On the launch field on Sunday. Another American balloon is carried by. In the basket a small, black-haired man with eye glasses makes his last preparations next to his companion, vividly gesticulating, without calm, noisy and excited. Let's call him Mr. Miller. "Missis Miller, Missis Miller, just a moment please!" His wife approached the basket with their little son on her hand. "Over there, Mister X, he wants to have photos of the last balloon meeting, don't let me forget it, to mail him some". The balloon is weighed, photos are taken, ready for take-off. – Attention, hands off! In the very last moment a spectator hands over his card to the lively man. "Stop, Missis Miller, take this card, or I will forget or loose it - good-bye, good-bye – Attention, let go!" The balloon lifts, the restless man shouts "Hurray, Hurray, Württemberg!" with a voice like thunder, joyful echoed from below. But soon the balloon sinks down, two bags of sand are dumped quickly and under the mocking laughter of the soldiers: "He'd shout to much" the balloon jumps up to the element of air.
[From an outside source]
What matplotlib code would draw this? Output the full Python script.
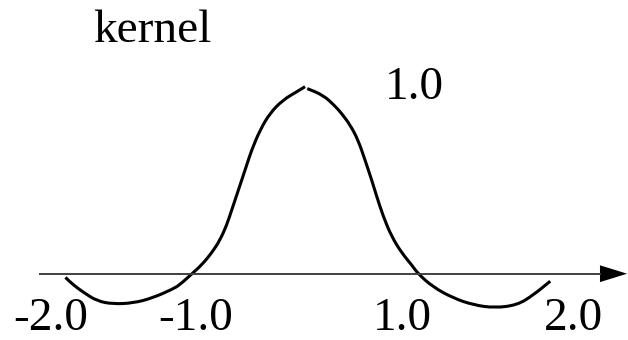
import matplotlib
matplotlib.use("Agg")
import numpy as np
import matplotlib.pyplot as plt
from matplotlib.path import Path
from matplotlib.patches import PathPatch

# kernel profile, left half up to the peak and right half down from it
left_x = [-2.12, -2.05, -1.96, -1.84, -1.70, -1.52, -1.35, -1.17, -1.11, -1.00,
          -0.914, -0.826, -0.752, -0.693, -0.649, -0.604, -0.560, -0.516, -0.472,
          -0.398, -0.310, -0.195, -0.073, 0.0]
left_y = [-0.02, -0.06, -0.10, -0.146, -0.162, -0.157, -0.13, -0.082, -0.06, 0.0,
          0.047, 0.111, 0.180, 0.260, 0.340, 0.421, 0.501, 0.581, 0.662,
          0.768, 0.859, 0.929, 0.973, 1.0]
right_x = [0.02, 0.16, 0.26, 0.32, 0.40, 0.469, 0.531, 0.590, 0.635, 0.693,
           0.767, 0.856, 0.944, 1.00, 1.13, 1.31, 1.49, 1.68, 1.88, 2.02, 2.17]
right_y = [0.99, 0.955, 0.90, 0.86, 0.795, 0.716, 0.608, 0.501, 0.412, 0.305,
           0.198, 0.111, 0.047, 0.0, -0.07, -0.13, -0.167, -0.183, -0.167, -0.114, -0.04]

tick_labels = ["-2.0", "-1.0", "1.0", "2.0"]
tick_text_x = [-2.584, -1.301, 0.602, 2.115]   # left edge of each label
peak_label = "1.0"
title = "kernel"

plt.rcParams['font.family'] = ['Liberation Serif', 'DejaVu Serif']


def smooth_path(xs, ys):
    # quadratic segments through the midpoints, using the points as controls
    pts = np.column_stack([xs, ys])
    verts = [pts[0], (pts[0] + pts[1]) / 2]
    codes = [Path.MOVETO, Path.LINETO]
    for i in range(1, len(pts) - 1):
        verts += [pts[i], (pts[i] + pts[i + 1]) / 2]
        codes += [Path.CURVE3, Path.CURVE3]
    verts.append(pts[-1])
    codes.append(Path.LINETO)
    return Path(verts, codes)


fig = plt.figure(figsize=(6.28, 3.40), dpi=100)
ax = fig.add_axes([0, 0, 1, 1])
ax.set_xlim(-2.699, 2.858)
ax.set_ylim(-0.3545, 1.4636)
ax.axis('off')

# x axis with arrow head
ax.plot([-2.35, 2.62], [0, 0], color='#404040', lw=1.4, solid_capstyle='butt')
ax.fill([2.61, 2.85, 2.61], [0.045, 0.0, -0.045], color='black', lw=0)

for xs, ys in [(left_x, left_y), (right_x, right_y)]:
    ax.add_patch(PathPatch(smooth_path(xs, ys), facecolor='none', edgecolor='black',
                           lw=2.2, capstyle='butt', joinstyle='round'))

fs = 34
for lab, x in zip(tick_labels, tick_text_x):
    ax.text(x, -0.300, lab, fontsize=fs, ha='left', va='baseline')
ax.text(0.708, 0.934, peak_label, fontsize=fs, ha='left', va='baseline')
ax.text(-1.876, 1.239, title, fontsize=fs, ha='left', va='baseline')

fig.savefig("out.png", dpi=100)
A balloon from France approaches the launch platform. Look at these two young, fresh characters in the basket! Passing the protective circle of the soldiers is a lady in a black satin coat, guided by a tall man, deeply veiled, a black miniature poodle on her left arm, not caring for the leash hanging to the dust. Her eyes are red from weeping, and from time to time a heart breaking sobbing shakes her body. Why is this beautiful lady weeping so pitiful? Now the balloon rises, on the edge of the basket a tall young man is sitting. Joyful he lifts his cap, all his eyes for the lady. And some little melancholy hushes across his face, on which joy for sports and altitudes is gleaming. In a mixture of youthful enthusiasm for air sports and a tender sympathy with the one who stays back full of sorrows for him, his lips send a quick kiss to the lady. She stands still with whimpering heart, and while a shaking sobbing makes this sensitive body tremble, the lace handkerchief in her white satin glove waves all the sorrows and love to the friend vanishing in the airspace. Au revoir, au revoir! Then with a fatherly gesture the guide of the lady takes her arm and leads her out of the circle, far away the balloon disappears in the distance and another giant ball enters the launch platform.
How the language changes with the times! I discovered these impressions in a newspaper from these days. For good reasons I did not "translate" the impressions of the author to the much more sober language of today. A lot of the air of former thinking and feeling would be lost.